A powerful examination of soulful journeys made to recover memory and recuperate stolen pasts in the face of unspeakable histories.
Survivors of the Armenian Genocide of 1915 took refuge across the globe. Traumatized by unspeakable brutalities, the idea of returning to their homeland was unthinkable. But decades later, some children and grandchildren have felt compelled to travel back, having heard stories of family wholeness in beloved homes and of cherished ancestral towns and villages once in Ottoman Armenia, today in the Republic of Turkey. Hoping to satisfy spiritual yearnings, this new generation called themselves pilgrims--and their journeys, pilgrimages.

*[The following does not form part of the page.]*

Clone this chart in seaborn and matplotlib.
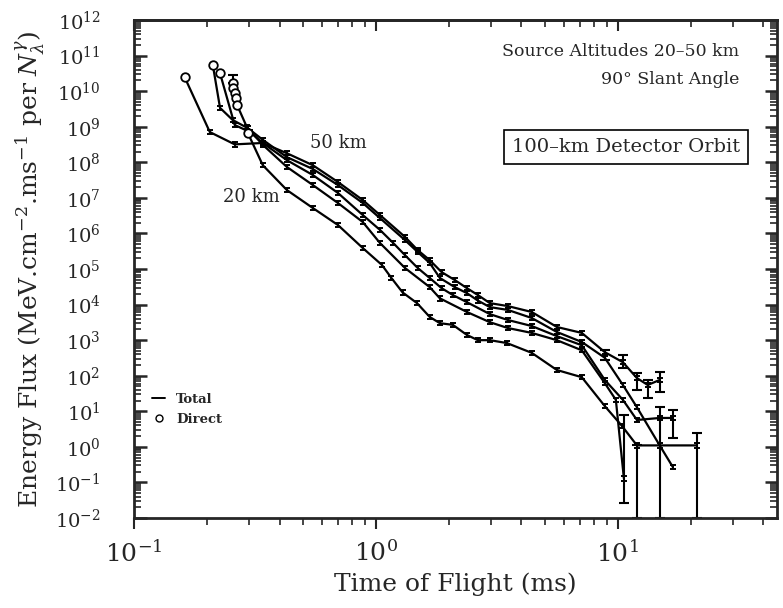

Carel Bertram joined scores of these pilgrims on over a dozen pilgrimages, and amassed accounts from hundreds more who made these journeys. In telling their stories, A House in the Homeland documents how pilgrims encountered the ancestral house, village, or town as both real and metaphorical centerpieces of family history. Bertram recounts the moving, restorative connections pilgrims made, and illuminates how the ancestral house, as a spiritual place, offers an opening to a wellspring of humanity in sites that might otherwise be defined solely by tragic loss.
As an exploration of the powerful links between memory and place, house and homeland, rupture and continuity, these Armenian stories reflect the resilience of diaspora in the face of the savage reaches of trauma, separation, and exile in ways that each of us, whatever our history, can recognize.